REPUBLIKA.CO.ID, JAKARTA -- Otoritas Jasa Keuangan (OJK) memastikan mendukung penerapan regulasi Peraturan Pemerintah Nomor 36 Tahun 2023 tentang Devisa Hasil Ekspor (DHE). Ketua Dewan Komisioner Otoritas Jasa Keuangan (OJK) Mahendra Siregar mengatakan, sudah melakukan arahan kepada pihak terkait untuk implementasi regulasi tersebut.
"Arahan pertama adalah kepada seluruh direksi bank umum bank devisa mengenai implementasi dari PP Nomor 36 ini," kata Mahendra dalam konferensi pers di Gedung Kemenko Perekonomian, Jumat (28/7/2023).
Dia menjelaskan, OJK memberikan dukungan penempatan DHE SDA dari eksportir di bank yaitu untuk dapat digunakan sebagai agunan tunai atau cash collateral. Hal itu sepanjang memenuhi persyaratan agunan tunai yang peraturan OJK terkait adalah peraturan mengenai kualitas aset.
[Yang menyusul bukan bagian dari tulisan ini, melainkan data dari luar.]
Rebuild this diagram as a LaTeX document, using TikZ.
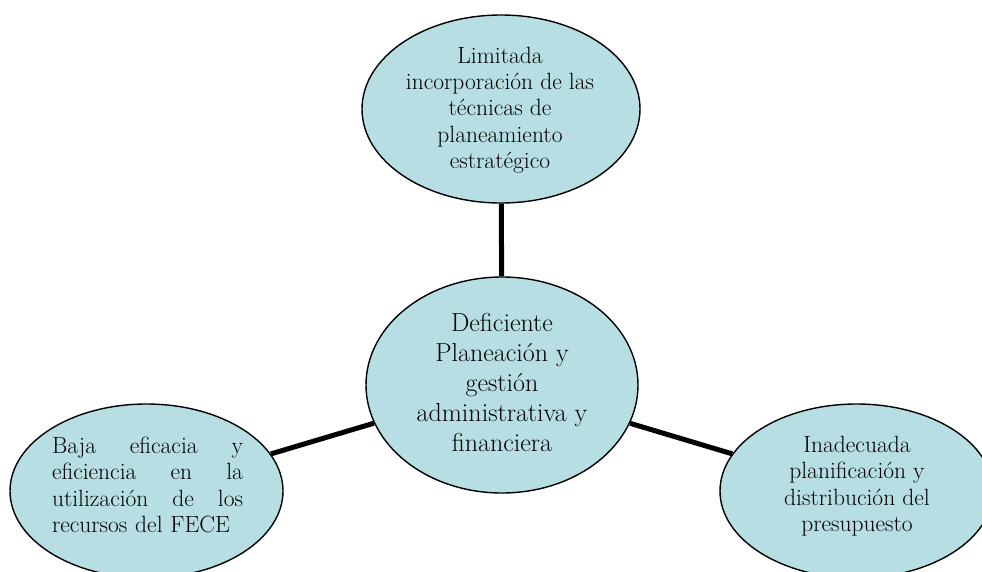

Lalu, arahan kedua yaitu lembaga pembiayan ekspor Indonesia dapat menerima DHE SDA debitur yang ditampung dalam rekening debitur di LPEI. Hal itu termasuk melalui pembukaan rekening khusus maupun penerbitan instrumen keuangan lainnya atau promissory note.
"Khusus untuk promissory note ataupun instrumen keuangan tesebut, penerbitan itu tidak dapat dialihkan dan dikuasakan kepada pihak lain," ucap Mahendra.
Sebelumnya, Menteri Keuangan Sri Mulyani menerbitkan aturan baru terkait sanksi administratif bagi para eksportir nakal atau yang melanggar regulasi devisa hasil ekspor (DHE) sumber daya alam (SDA). Adapun aturan tersebut tercantum dalam Peraturan Menteri Keuangan Nomor 73 Tahun 2023 tentang Pengenaan dan Pencabutan Sanksi Administratif atas Pelanggaran Ketentuan DHE dari Kegiatan Pengusahaan, Pengelolaan, dan atau Pengolahan Sumber Daya Alam.
"Penangguhan pelayanan ekspor adalah pemblokiran terhadap akses yang diberikan kepada eksportir yang berhubungan dengan sistem pelayanan kepabeanan ekspor baik dengan menggunakan teknologi informasi maupun manual," tulis Pasal 1 PMK 73/2023, dikutip Jumat (28/7/2023).
Aturan ini merupakan aturan turunan Peraturan Pemerintah Nomor 36 Tahun 2023 tentang Devisa Hasil Ekspor yang diteken pada 12 Juli 2023 oleh Presiden Joko Widodo. Berdasarkan Pasal 5 Peraturan Menteri Keuangan Nomor 73/2023 terdapat sejumlah sanksi yang akan dikenakan pemerintah kepada eksportir nakal yang ogah memarkirkan devisa hasil ekspor. Dalam hal tersebut, Kementerian Keuangan melalui Bea dan Cukai akan mengenakan sanksi penangguhan layanan ekspor berdasarkan hasil pengawasan yang dilakukan oleh Bank Indonesia (BI) dan Otoritas Jasa Keuangan (OJK).
Sementara Bank Indonesia memiliki peran untuk mengawasi kepatuhan eksportir terhadap kewajiban pemasukan devisa hasil ekspor sumber daya alam ke rekening khusus dan penempatan devisa hasil ekspor sumber daya alam dalam instrumen penempatan. Lalu OJK memiliki peran mengawasi kepatuhan eksportir dalam melaksanakan kewajiban pembuatan atau pemindahan escrow account.